In [7]:
import pandas as pd
from sklearn.feature_extraction.text import TfidfVectorizer
from sklearn.metrics.pairwise import cosine_similarity
from tqdm import tqdm

In [3]:
# Load the DataFrame containing instruction and response columns
df = pd.read_csv('../data/processed/inst-resp.csv')

In [24]:
def keyword_search(user_input, df, threshold=0.7):
    """
    Search for a recipe response based on user input.

    Args:
        user_input (str): The user's input.
        df (DataFrame): The DataFrame containing recipes.
        threshold (float): The minimum match score required.
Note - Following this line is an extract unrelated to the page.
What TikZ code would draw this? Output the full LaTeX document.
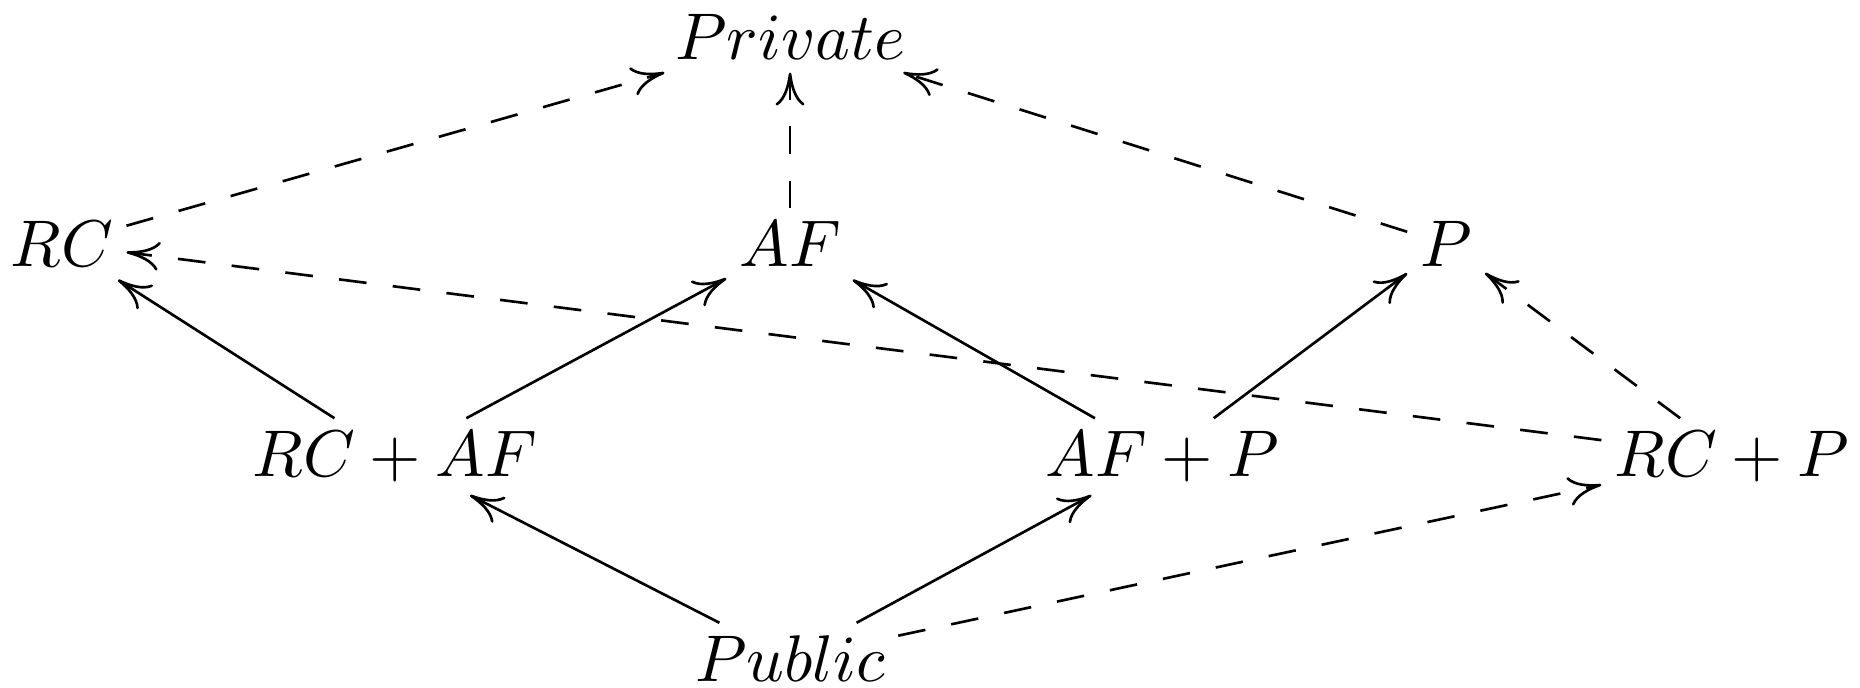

Default is 0.7.

    Returns:
        str or None: The response text of the matching recipe, or None if no match is found.
    """
    # Iterate over each row in the DataFrame
    for index, row in df.iterrows():
        # Get the instruction and response from the row
        instruction = row['Instruction']
        response = row['Response']
        
        # Check if instruction and response are not null
        if pd.notnull(instruction) and pd.notnull(response):
            # Calculate match score using TF-IDF cosine similarity
            match_score = calculate_similarity(user_input, instruction) + calculate_similarity(user_input, response)
            
            # Check if match score meets the threshold
            if match_score >= threshold:
                return response  # Return the response if threshold is met
    
    return None  # Return None if no match is found

def calculate_similarity(input_text, target_text):
    """
    Calculate the cosine similarity between two text strings using TF-IDF.

    Args:
        input_text (str): The first text string.
        target_text (str): The second text string.

    Returns:
        float: The cosine similarity score between the two text strings.
    """
    # Initialize TF-IDF vectorizer
    tfidf_vectorizer = TfidfVectorizer()
    
    # Fit and transform the vectorizer on the input and target text
    tfidf_matrix = tfidf_vectorizer.fit_transform([input_text, target_text])
    
    # Calculate cosine similarity
    similarity_matrix = cosine_similarity(tfidf_matrix[0], tfidf_matrix[1])
    
    return similarity_matrix[0][0]  # Return the similarity score

In [25]:
test_df = pd.read_csv('../data/processed/test_data.csv')
test_df.head(2)

Unnamed: 0,Instruction,Response
0,"Tags: ['60-minutes-or-less', 'time-to-make', '...",Name: french toast with a crunchy topping Minu...
1,"Tags: ['weeknight', 'time-to-make', 'course', ...",Name: almost authentic cincinnati chili Minute...


In [28]:

generated_texts_tfidf = []
for prompt in tqdm(test_df['Instruction'].to_list(), desc="Generating Recipes"):
    # Perform keyword search
    relevant_recipes = keyword_search(prompt, df)
    # Output relevant recipes
    if relevant_recipes:
        generated_texts_tfidf.append(relevant_recipes)
    else:
        print("No relevant recipes found.")
        generated_texts_tfidf.append("")
    # generated_texts_pre.append(generated_text)

Generating Recipes:   0%|          | 0/100 [00:00<?, ?it/s]

Generating Recipes: 100%|██████████| 100/100 [00:50<00:00,  2.00it/s]


In [29]:
test_df['TF_IDF_GeneratedRecipe'] = generated_texts_tfidf

In [44]:
test_df.head(2)

Unnamed: 0,Instruction,Response,TF_IDF_GeneratedRecipe
0,"Tags: ['60-minutes-or-less', 'time-to-make', '...",Name: french toast with a crunchy topping Minu...,Name: apple a day milk shake Minutes: 0 Ingre...
1,"Tags: ['weeknight', 'time-to-make', 'course', ...",Name: almost authentic cincinnati chili Minute...,Name: forgotten minestrone Minutes: 495 Ingre...


In [45]:
test_df.to_csv('../data/processed/test_data.csv')

Updated the test_data csv to do inference